Despite the fact that the encroachment upon, and in some cases the deliberate terrorism against the Arab Christians is real, it is only a part of the dilemma of the entire region. This is because the Islamist extremism directed against the Muslims themselves is greater and more programmed by these groups. The fact is that the magnitude of the targeting of the Christians, whether in Iraq, Egypt, or Sudan, is limited, whether in the address or in the practice of the extremist groups. Indeed there is a campaign against the Arab Christians, but they certainly are the victims of the comprehensive violence led by the extremists; the campaign targets first and second the other schools of thinking such as the Sunnis and the Shiites, and targets the Muslim majority that disagrees with these groups on everything.

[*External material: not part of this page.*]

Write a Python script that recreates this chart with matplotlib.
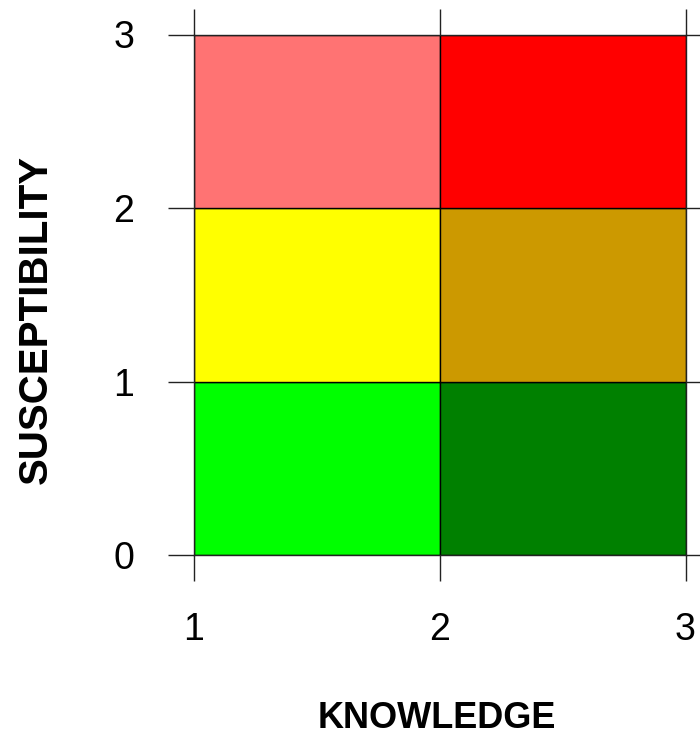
import matplotlib
matplotlib.use('Agg')
import matplotlib.pyplot as plt
import numpy as np

plt.rcParams['font.family'] = ['Liberation Sans', 'DejaVu Sans']

# risk matrix: knowledge (x) vs susceptibility (y)
knowledge_edges = [1, 2, 3]
susceptibility_edges = [0, 1, 2, 3]
# rows = susceptibility band (bottom -> top), cols = knowledge band (left -> right)
cell_colors = [
    ['#00FF00', '#008000'],
    ['#FFFF00', '#CC9900'],
    ['#FF7373', '#FF0000'],
]
x_ticks = [1, 2, 3]
y_ticks = [0, 1, 2, 3]

fig = plt.figure(figsize=(7, 7.36), dpi=100)
ax = fig.add_axes([194 / 700, 181 / 736, 491.5 / 700, 520.5 / 736])

for i in range(len(susceptibility_edges) - 1):
    for j in range(len(knowledge_edges) - 1):
        ax.bar(knowledge_edges[j], susceptibility_edges[i + 1] - susceptibility_edges[i],
               width=knowledge_edges[j + 1] - knowledge_edges[j],
               bottom=susceptibility_edges[i], align='edge',
               color=cell_colors[i][j], edgecolor='black', linewidth=1.0)

ax.set_xlim(knowledge_edges[0], knowledge_edges[-1])
ax.set_ylim(susceptibility_edges[0], susceptibility_edges[-1])
ax.set_xticks(x_ticks)
ax.set_yticks(y_ticks)
ax.set_xticklabels([str(t) for t in x_ticks])
ax.set_yticklabels([str(t) for t in y_ticks])

ax.tick_params(axis='both', direction='out', length=19, width=1.0, color='#222222',
               labelsize=27, top=True, right=True)
ax.tick_params(axis='x', pad=22)
ax.tick_params(axis='y', pad=24)
for s in ax.spines.values():
    s.set_linewidth(1.0)
    s.set_color('#222222')

ax.set_xlabel('KNOWLEDGE', fontsize=26, fontweight='bold')
ax.set_ylabel('SUSCEPTIBILITY', fontsize=29, fontweight='bold')
ax.xaxis.set_label_coords(0.494, -0.28)
ax.yaxis.set_label_coords(-0.283, 0.4515)

fig.savefig('out.png', dpi=100)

The problem of the Arab Christian citizen is the same problem as that of the other citizen in his individual rights and unknown future. This is a general situation, and not one peculiar to a sect or group. The cure for this problem is not through building states or returning to the time of the ghetto. Also it is regrettable that there is a project of semi-collective emigration, which has become the dream of the persecuted Christian, and also the dream of many of the persecuted, poor, and youths among the Arab Muslims, who share the queues for emigration visas every morning in front of foreign consulates hoping to escape to a better world.

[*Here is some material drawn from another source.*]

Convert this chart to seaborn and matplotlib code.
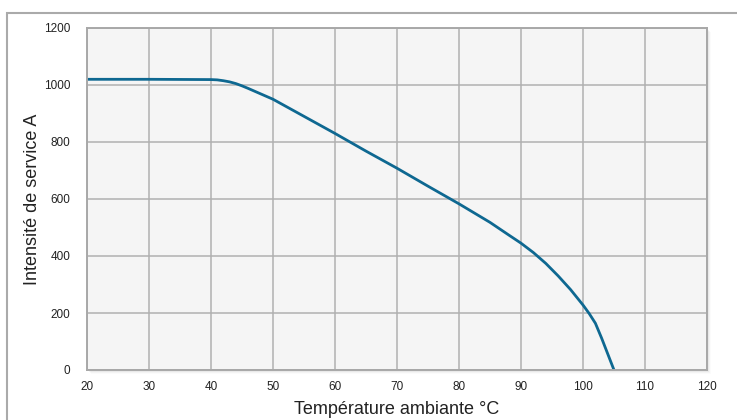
import matplotlib
matplotlib.use("Agg")
import matplotlib.pyplot as plt
import seaborn as sns
import pandas as pd
from matplotlib.patches import Rectangle

temperature = [20, 30, 40, 41, 42, 43, 44, 45, 46, 48, 50, 55, 60, 65, 70, 75, 80, 85, 88, 90, 92, 94, 96, 98, 100, 101, 102, 103, 104, 105]
intensite = [1020, 1020, 1019, 1018, 1015, 1011, 1005, 997, 988, 969, 950, 890, 830, 768, 708, 645, 583, 518, 474, 445, 412, 374, 330, 282, 228, 198, 164, 112, 56, 0]
x_ticks = [20, 30, 40, 50, 60, 70, 80, 90, 100, 110, 120]
y_ticks = [0, 200, 400, 600, 800, 1000, 1200]

df = pd.DataFrame({"T": temperature, "I": intensite})

sns.set_theme(style="whitegrid")
plt.rcParams["font.family"] = ["Liberation Sans", "DejaVu Sans"]

W, H = 737, 420
fig = plt.figure(figsize=(W / 100, H / 100), dpi=100)
L, R, T, B = 87, 707, 28, 370
ax = fig.add_axes([L / W, 1 - B / H, (R - L) / W, (B - T) / H])
ax.set_zorder(2)

# outer frame
fig.patches.append(Rectangle((7 / W, -0.1), 1.2, 1 - 13 / H + 0.1, transform=fig.transFigure,
                             fill=False, edgecolor="#aaaaaa", linewidth=1.5, zorder=0))
# shadow
for i, a in enumerate([0.12, 0.09, 0.06, 0.03]):
    off = i + 1
    fig.patches.append(Rectangle(((L + off) / W, 1 - (B + off) / H), (R - L) / W, (B - T) / H,
                                 transform=fig.transFigure, facecolor="#888888", edgecolor="none",
                                 alpha=a, zorder=0.5))

ax.set_facecolor("#f5f5f5")
sns.lineplot(data=df, x="T", y="I", ax=ax, color="#0e6891", linewidth=2)

ax.set_xlim(20, 120)
ax.set_ylim(0, 1200)
ax.set_xticks(x_ticks)
ax.set_yticks(y_ticks)
ax.grid(True, color="#b0b0b0", linewidth=1.1)
for s in ax.spines.values():
    s.set_visible(True)
    s.set_color("#a8a8a8")
    s.set_linewidth(1.4)
ax.tick_params(axis="both", length=0, labelsize=8.5, colors="#222222")
ax.tick_params(axis="x", pad=8)
ax.tick_params(axis="y", pad=12)
ax.set_xlabel("Température ambiante °C", fontsize=13, color="#222222", labelpad=6)
ax.set_ylabel("Intensité de service A", fontsize=13, color="#222222", labelpad=2)

fig.savefig("out.png", dpi=100)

The Christians are a minority that is getting smaller. They live, the same as the majority, between the jaws of a pincer of oppressive regimes and terrorist organizations. In this general climate the Christians are deprived of the same things of which the rest of the citizens are deprived; it does not seem that in the near future this will be transformed into a world over which the respect of individual rights and constitutionally-protected equal citizenship prevail. This is the crisis of all and not only of the minorities.
The talk about singling the Christians out for persecution and terrorism, apart from being not true, includes a spirit of capitulation to and serving of the aims of the extremist groups by getting rid of the Arab Christians, and removing a sector that shares the land, has rights, and is a fundamental constituent of the Arab culture.